Es de agradecer, además, que una película tan cercana a las emociones humanas (a pesar de su “frialdad”) contenga importantes de humor. Un humor, como dijimos, nunca impuesto y nada prefabricado. Pues, en realidad, les secuencias que nos hacen reír responden a un tipo de situaciones que resultan graciosas por si solas; es decir, situaciones que contempladas en la vida real nos harían reír del mismo modo que lo hacen en la ficción. Como si Alexander Payne supiese que, a pesar de todo, la vida real contiene humor, y que para ofrecer un buen retrato de la misma no es posible pasar por alto este hecho.
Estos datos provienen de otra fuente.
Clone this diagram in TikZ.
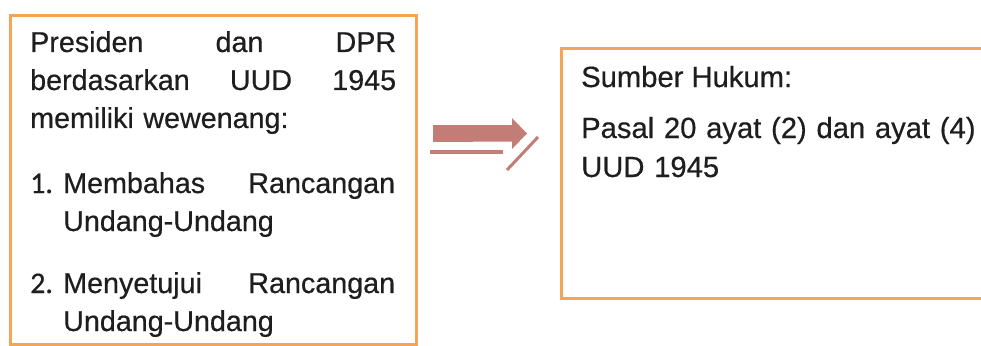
\documentclass[tikz,border=0pt]{standalone}
\usepackage{fontspec}
\setmainfont{Liberation Sans}[RawFeature={embolden=0.5}]
\newfontfamily\nomorfont{Carlito}[RawFeature={embolden=0.5}]
\usepackage{tikz}
\usetikzlibrary{positioning}
\definecolor{oranye}{RGB}{245,163,84}
\definecolor{panah}{RGB}{194,126,118}
\definecolor{teks}{RGB}{30,30,30}
\newcommand{\isi}{\fontsize{28.7}{38}\selectfont}
\newcommand{\isikanan}{\fontsize{29.2}{39}\selectfont}
\tikzset{
  kotak/.style={draw=oranye,line width=3pt,inner sep=0pt},
  tulisan/.style={inner sep=0pt,anchor=base west,align=left,text=teks,font=\isi}
}

\begin{document}
\begin{tikzpicture}[x=1pt,y=1pt]
    \useasboundingbox (0,0) rectangle (981,-345);
    \clip (0,0) rectangle (981,-345);
    \fill[white] (0,0) rectangle (981,-345);
    \node[kotak,anchor=north west,minimum width=406pt,minimum height=329pt] (wewenang) at (9,-14) {};
    \node[kotak,anchor=north west,minimum width=440pt,minimum height=250pt] (sumber) at (560,-47) {};
    \node[tulisan,text width=366pt] (pembuka) at ([xshift=21pt,yshift=-38pt]wewenang.north west)
      {Presiden\hfill dan\hfill DPR\\berdasarkan\hfill UUD\hfill 1945\\memiliki wewenang:};
    \node[tulisan] (no1) at ([yshift=-141pt]pembuka.base west) {\nomorfont\fontsize{30}{38}\selectfont 1.};
    \node[tulisan,text width=332pt] (poin1) at ([xshift=33pt]no1.base west)
      {Membahas\hfill Rancangan\\Undang-Undang};
    \node[tulisan] (no2) at ([yshift=-100pt]no1.base west) {\nomorfont\fontsize{30}{38}\selectfont 2.};
    \node[tulisan,text width=332pt] (poin2) at ([xshift=33pt]no2.base west)
      {Menyetujui\hfill Rancangan\\Undang-Undang};
    \node[tulisan,font=\isikanan] (judul) at ([xshift=21pt,yshift=-40pt]sumber.north west) {Sumber Hukum:};
    \node[tulisan,font=\isikanan,text width=400pt] (pasal) at ([yshift=-51pt]judul.base west)
      {Pasal 20 ayat (2) dan ayat (4)\\UUD 1945};
    \coordinate (ekor) at (433,-133.5);
    \fill[panah] ([yshift=8.5pt]ekor) -- ++(79,0) -- ++(0,7) -- (527,-133.5) -- (512,-149)
      -- ++(0,7.5) -- ([yshift=-8.5pt]ekor) -- cycle;
    \draw[panah,line width=3.5pt] (430,-152) -- (503,-152);
    \draw[panah,line width=3pt] (507,-170) -- (538,-137);
\end{tikzpicture}
\end{document}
Estamos, pues, ante una película profundamente humana que, a pesar de no dejar títere con cabeza, tampoco condena irremediablemente a sus protagonistas, sino que los expone tal y como son sin miedo al rechazo ni a mostrar su lado más dulce. Una película más de un director al que nada se le puede reprochar, pues ha demostrado saber reinventar una y otra vez su propio estilo para mostrarnos interesantísimos aspectos sobre las personas; y que, para colmo, ha logrado con toda modestia hacerse un hueco en el sector comercial cinematográfico contemporáneo. Señoría, nada más que declarar.